Gleich nach dem Ersten Weltkrieg bekannte auch der Prager Komponist Erwin Schulhoff seine „unerhörte Leidenschaft zum mondänen Tanz“: „Habe selber Zeiten, in welchen ich Nacht für Nacht mit Bardamen tanze (...), daher habe ich in meinem Schaffen eine phänomenale Anregung.“ Tatsächlich widmete Schulhoff den modischen Jazzrhythmen gleich mehrere Klavierzyklen: 1919 die „Fünf Pittoresken“, 1922 die viersätzige „Rag-Music“ (die er 1925 zur achtsätzigen „Partita für Klavier“ erweiterte), 1926 die „5 Études de jazz“, 1927 die sechs „Esquisses de jazz“, 1929 die 10 Etüden „Hot Music“ oder 1931 die sechssätzige „Suite dansante en jazz pour piano“. Satzbezeichnungen wie „Stomp“, „Fox-trot“, „Jazz-like“, „Tempo di Rag“ oder „Charleston“ finden sich nicht nur hier, sondern auch in Schulhoffs Kammer- und Orchesterwerken. Die erste der „5 Études de Jazz“ ist übrigens dem amerikanischen Komponisten Zez Confrey gewidmet, der damals durch neuartige Klavierwalzen-Ragtimes auf sich aufmerksam machte. Die fünfte der Études konzipierte Schulhoff sogar als „Toccata über den Shimmy ‚Kitten on the Keys’“, Confreys bekanntestes Stück.

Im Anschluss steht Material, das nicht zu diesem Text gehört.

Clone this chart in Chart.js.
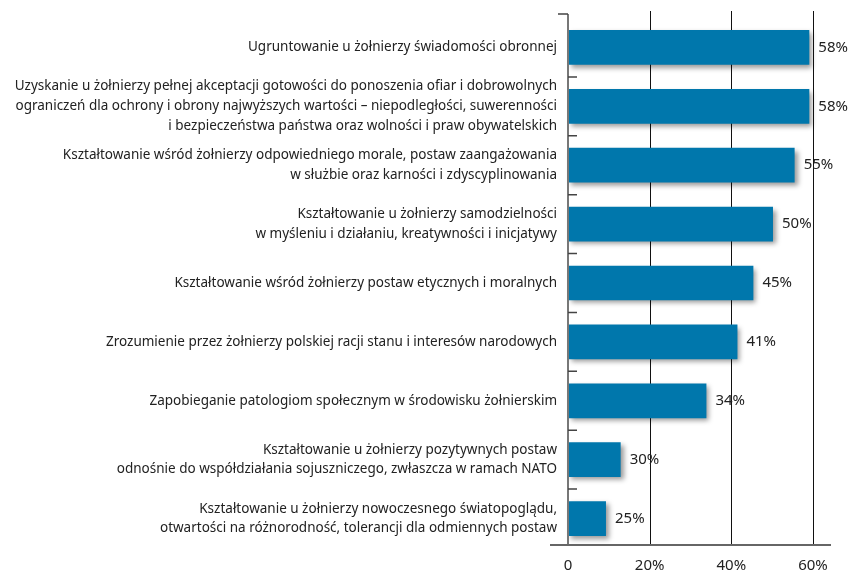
<!DOCTYPE html>
<html lang="pl">
<head>
    <meta charset="UTF-8">
    <script src="https://cdn.jsdelivr.net/npm/chart.js@4.4.0/dist/chart.umd.min.js"></script>
    <title>Cele wychowania obywatelskiego</title>
    <style>
        body { margin: 0; background: #fff; }
        .chart-box { width: 848px; height: 570px; }
    </style>
</head>
<body>
    <div class="chart-box"><canvas id="goalsChart"></canvas></div>
    <script>
        const categories = [
            ["Ugruntowanie u żołnierzy świadomości obronnej"],
            ["Uzyskanie u żołnierzy pełnej akceptacji gotowości do ponoszenia ofiar i dobrowolnych",
             "ograniczeń dla ochrony i obrony najwyższych wartości – niepodległości, suwerenności",
             "i bezpieczeństwa państwa oraz wolności i praw obywatelskich"],
            ["Kształtowanie wśród żołnierzy odpowiedniego morale, postaw zaangażowania",
             "w służbie oraz karności i zdyscyplinowania"],
            ["Kształtowanie u żołnierzy samodzielności",
             "w myśleniu i działaniu, kreatywności i inicjatywy"],
            ["Kształtowanie wśród żołnierzy postaw etycznych i moralnych"],
            ["Zrozumienie przez żołnierzy polskiej racji stanu i interesów narodowych"],
            ["Zapobieganie patologiom społecznym w środowisku żołnierskim"],
            ["Kształtowanie u żołnierzy pozytywnych postaw",
             "odnośnie do współdziałania sojuszniczego, zwłaszcza w ramach NATO"],
            ["Kształtowanie u żołnierzy nowoczesnego światopoglądu,",
             "otwartości na różnorodność, tolerancji dla odmiennych postaw"]
        ];
        // bar lengths as drawn in the original (the last two bars are drawn shorter than their labels)
        const barLengths = [59.1, 59.1, 55.5, 50.2, 45.4, 41.5, 33.9, 12.9, 9.3];
        const valueLabels = ["58%", "58%", "55%", "50%", "45%", "41%", "34%", "30%", "25%"];
        const xTickValues = [0, 20, 40, 60];
        const xTickLabels = ["0", "20%", "40%", "60%"];

        Chart.defaults.font.family = "'Noto Sans', sans-serif";
        Chart.defaults.color = "#222";

        // grid, axis lines, category ticks, bar shadow and value labels
        const decorations = {
            id: "decorations",
            beforeDatasetsDraw(chart) {
                const { ctx, chartArea: a, scales: { x } } = chart;
                ctx.save();
                ctx.strokeStyle = "#111";
                ctx.lineWidth = 1;
                xTickValues.forEach(v => {
                    if (v === 0) return;
                    const px = Math.round(x.getPixelForValue(v)) + 0.5;
                    ctx.beginPath();
                    ctx.moveTo(px, a.top - 7);
                    ctx.lineTo(px, a.bottom - 3);
                    ctx.stroke();
                });
                ctx.restore();

                ctx.save();
                ctx.shadowColor = "rgba(0,0,0,0.4)";
                ctx.shadowBlur = 5;
                ctx.shadowOffsetX = 3;
                ctx.shadowOffsetY = 3;
            },
            afterDatasetsDraw(chart) {
                const { ctx, chartArea: a, scales: { x, y } } = chart;
                ctx.restore();

                const x0 = x.getPixelForValue(0);
                const axisY = a.bottom - 3;
                ctx.save();
                // y axis
                ctx.strokeStyle = "#777";
                ctx.lineWidth = 2;
                ctx.beginPath();
                ctx.moveTo(x0, a.top - 4);
                ctx.lineTo(x0, axisY);
                ctx.stroke();
                // category ticks
                ctx.strokeStyle = "#444";
                ctx.lineWidth = 1.5;
                ctx.beginPath();
                ctx.moveTo(x0 - 10, a.top - 4);
                ctx.lineTo(x0, a.top - 4);
                for (let i = 1; i < categories.length; i++) {
                    const by = (y.getPixelForValue(i - 1) + y.getPixelForValue(i)) / 2;
                    ctx.moveTo(x0, by);
                    ctx.lineTo(x0 + 9, by);
                }
                ctx.stroke();
                // x axis
                ctx.strokeStyle = "#666";
                ctx.lineWidth = 2;
                ctx.beginPath();
                ctx.moveTo(x0 - 18, axisY);
                ctx.lineTo(x.getPixelForValue(60) + 18, axisY);
                ctx.stroke();

                // value labels
                ctx.fillStyle = "#222";
                ctx.font = "15px 'Noto Sans', sans-serif";
                ctx.textAlign = "left";
                ctx.textBaseline = "middle";
                chart.getDatasetMeta(0).data.forEach((bar, i) => {
                    ctx.fillText(valueLabels[i], bar.x + 9, bar.y);
                });
                ctx.restore();
            }
        };

        new Chart("goalsChart", {
            type: "bar",
            data: {
                labels: categories,
                datasets: [{
                    data: barLengths,
                    backgroundColor: "#0077ac",
                    borderWidth: 0,
                    barPercentage: 0.59,
                    categoryPercentage: 1,
                    clip: false
                }]
            },
            options: {
                indexAxis: "y",
                responsive: true,
                maintainAspectRatio: false,
                animation: false,
                layout: { padding: { top: 18, right: 35, left: 0, bottom: 0 } },
                plugins: {
                    legend: { display: false },
                    tooltip: { enabled: false }
                },
                scales: {
                    x: {
                        min: 0,
                        max: 60,
                        grid: { display: false, drawTicks: false },
                        border: { display: false },
                        afterFit: s => { s.height = 22; s.paddingLeft = 0; s.paddingRight = 0; },
                        afterBuildTicks: s => { s.ticks = xTickValues.map(v => ({ value: v })); },
                        ticks: {
                            padding: 9,
                            color: "#222",
                            font: { size: 15 },
                            callback: (v) => xTickLabels[xTickValues.indexOf(v)]
                        }
                    },
                    y: {
                        grid: { display: false, drawTicks: false },
                        border: { display: false },
                        afterFit: s => { s.width = 568; s.paddingTop = 0; s.paddingBottom = 0; },
                        ticks: {
                            padding: 11,
                            color: "#222",
                            font: { size: 13.5, lineHeight: 1.46 },
                            autoSkip: false
                        }
                    }
                }
            },
            plugins: [decorations]
        });
    </script>
</body>
</html>
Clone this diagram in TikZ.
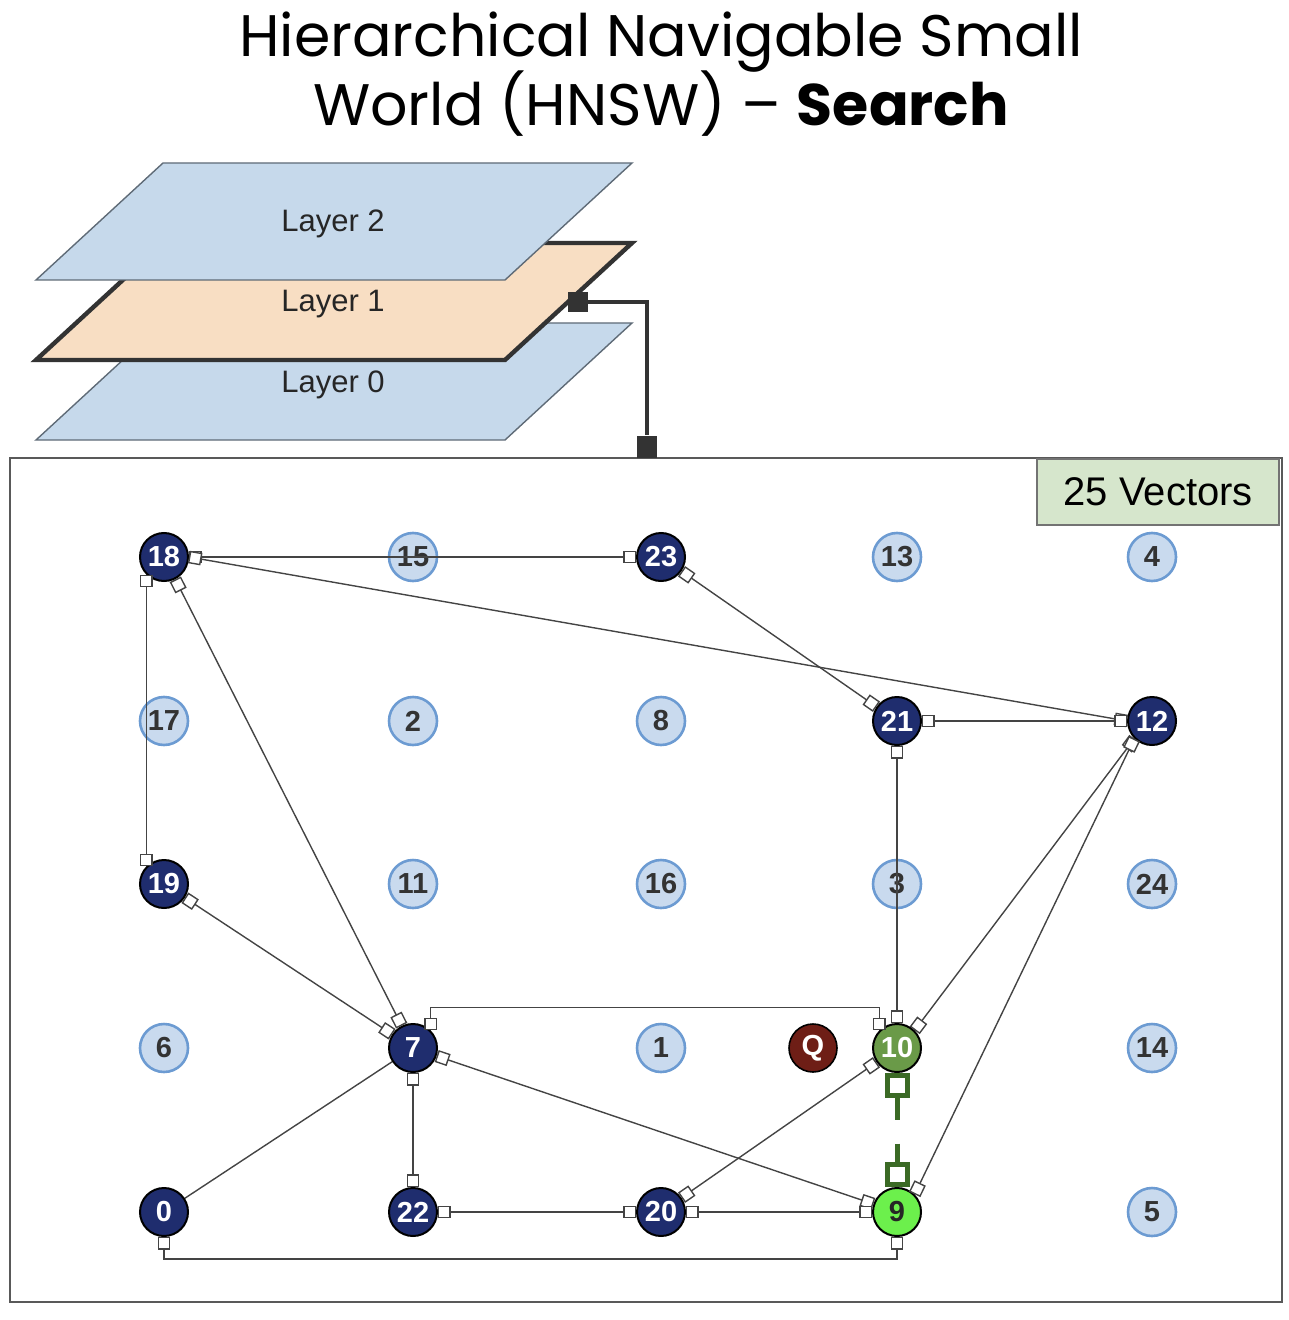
\documentclass[tikz,border=0pt]{standalone}
\usepackage{fontspec}
\setmainfont{Liberation Sans}
\newfontfamily\titlefont{Poppins}
\usetikzlibrary{arrows.meta}
\definecolor{navy}{HTML}{1F2D6E}
\definecolor{vecfill}{HTML}{C9DAEE}
\definecolor{vecline}{HTML}{6C9BD2}
\definecolor{vectext}{HTML}{333333}
\definecolor{planeblue}{HTML}{C6D9EB}
\definecolor{planeline}{HTML}{5F6B77}
\definecolor{planepeach}{HTML}{F8DEC3}
\definecolor{nearfill}{HTML}{6A9A48}
\definecolor{hitfill}{HTML}{6CF04C}
\definecolor{pathgreen}{HTML}{3B6A25}
\definecolor{queryfill}{HTML}{6E1E16}
\definecolor{notefill}{HTML}{D6E6CC}
\definecolor{linkgray}{HTML}{444444}
\begin{document}
\begin{tikzpicture}[x=0.5pt,y=-0.5pt,
	vec/.style={circle,draw=vecline,fill=vecfill,line width=1.3pt,minimum size=24pt,inner sep=0pt,
		text=vectext,font=\bfseries\fontsize{14.5}{14.5}\selectfont},
	hub/.style={vec,draw=black,fill=navy,text=white,line width=1pt},
	sq/.tip={Square[fill=white,length=6.3pt,width=6.3pt]},
	bigsq/.tip={Square[fill=white,length=12.5pt,width=12.5pt]},
	link/.style={draw=linkgray,line width=0.7pt,sq-sq},
	plane/.style={draw=planeline,fill=planeblue,line width=0.7pt},
	layertext/.style={font=\fontsize{15.5}{15.5}\selectfont,text=black!85}]
	\useasboundingbox(0,0)rectangle(1288,1320);

	% title
	\node[anchor=base,font=\titlefont\fontsize{29.3}{29.3}\selectfont](title1)at(661,57){Hierarchical Navigable Small};
	\node[anchor=base,font=\titlefont\fontsize{29.3}{29.3}\selectfont](title2)at(661,126){World (HNSW) – {\bfseries Search}};

	% layers
	\draw[plane](36,440)--(163,323)--(632,323)--(505,440)--cycle;
	\draw[fill=planepeach,draw=black!80,line width=2.2pt](36,360)--(163,243)--(632,243)--(505,360)--cycle;
	\draw[plane](36,280)--(163,163)--(632,163)--(505,280)--cycle;
	\node[layertext](lay2)at(333,224){Layer 2};
	\node[layertext](lay1)at(333,304){Layer 1};
	\node[layertext](lay0)at(333,385){Layer 0};

	% frame of layer 1
	\draw[draw=black!65,line width=1pt](10,458)rectangle(1282,1302);
	\node[draw=black!55,fill=notefill,line width=0.8pt,minimum width=121pt,minimum height=33pt,
		font=\fontsize{20}{20}\selectfont,anchor=north east](count)at(1280,458){25 Vectors};
	\node[fill=black!80,minimum size=10pt,inner sep=0pt](pin1)at(578,302){};
	\node[fill=black!80,minimum width=10pt,minimum height=11pt,inner sep=0pt,anchor=south](pin0)at(647,458){};
	\draw[black!80,line width=1.6pt](pin1.east)-|(pin0.north);

	% vectors
	\def\vecnode(#1,#2,#3){\node[vec](n#1)at(#2,#3){#1};}%
	\def\hubnode(#1,#2,#3){\node[hub](n#1)at(#2,#3){#1};}%
	\hubnode(18,164,557)
	\vecnode(15,413,557)
	\hubnode(23,661,557)
	\vecnode(13,897,557)
	\vecnode(4,1152,557)
	\vecnode(17,164,721)
	\vecnode(2,413,721)
	\vecnode(8,661,721)
	\hubnode(21,897,721)
	\hubnode(12,1152,721)
	\hubnode(19,164,884)
	\vecnode(11,413,884)
	\vecnode(16,661,884)
	\vecnode(3,897,884)
	\vecnode(24,1152,884)
	\vecnode(6,164,1048)
	\hubnode(7,413,1048)
	\vecnode(1,661,1048)
	\vecnode(14,1152,1048)
	\hubnode(0,164,1212)
	\hubnode(22,413,1212)
	\hubnode(20,661,1212)
	\vecnode(5,1152,1212)
	\node[hub,fill=nearfill](n10)at(897,1048){10};
	\node[hub,fill=hitfill,text=black!85](n9)at(897,1212){9};
	\node[hub,fill=queryfill,line width=0.8pt](q)at(813,1048){Q};

	% links
	\draw[link](n18.east)--(n23.west);
	\draw[link](n18.east)--(n12.west);
	\draw[link](n18.south west)--(n19.north west);
	\draw[link](n18)--(n7);
	\draw[link](n23)--(n21);
	\draw[link](n21.east)--(n12.west);
	\draw[link](n21.south)--(n10.north);
	\draw[link](n12.south west)--(n10.north east);
	\draw[link](n12.south west)--(n9.north east);
	\draw[link](n19)--(n7);
	\draw[link](n7.north east)--++(0,-23)-|(n10.north west);
	\draw[link](n7)--(n9);
	\draw[link](n7.south)--(n22.north);
	\draw[draw=linkgray,line width=0.7pt](n0)--(n7);
	\draw[link](n0.south)--++(0,22)-|(n9.south);
	\draw[link](n22.east)--(n20.west);
	\draw[link](n20.east)--(n9.west);
	\draw[link](n20)--(n10);
	\draw[draw=pathgreen,line width=2.5pt,dash pattern=on 12pt off 12pt,bigsq-bigsq](n10.south)--(n9.north);
\end{tikzpicture}
\end{document}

Was faszinierte die europäischen Komponisten an Ragtime und frühem Jazz? Es waren vor allem die Motorik im Bass und die Synkopen in der Melodie – denn das passte gut ins Konzept einer exzentrischen, dadaistischen neuen Musik. Dass der frühe Jazz eher ländliche Wurzeln besaß und die Synkopen lediglich „vorgezogene“ Akzente waren, interessierte in Europa weniger. Bei der Adaption der Tanzrhythmen für die Konzertmusik übertrieben die Komponisten vielmehr noch das Bizarre und Maschinenhafte – durch wilde harmonische Sprünge, modernistische Dissonanzen und ständige Taktwechsel. Igor Strawinskys groteske „Piano Rag Music“ (1919), Rubinstein gewidmet, kommt streckenweise ganz ohne Taktstriche aus – in deutlichem Gegensatz zu den schlichten 8-Takt-Phrasen des originalen Ragtime. Auch Darius Milhauds „Trois Rag-Caprices“ (1922) stehen in einem recht fantasievollen Bezug zur Motorik und Melodik des frühen Jazz. Da erscheint George Antheils „Jazz Sonata“ (1923), diese futuristisch-barbarisch gemeinte Nonsense-Collage aus „echten“ Rag- und Stride-Figuren, heute fast wie eine Parodie auf die bizarre Jazz-Rezeption seiner Kollegen. George Gershwins jazzinspirierte Klavierwerke aus dieser Zeit – etwa „Rialto Ripples“ (1919) und die „Three Preludes“ (1926) – wirken dagegen geradezu authentisch-naiv. In New York hielt man sie damals für „echten Jazz“.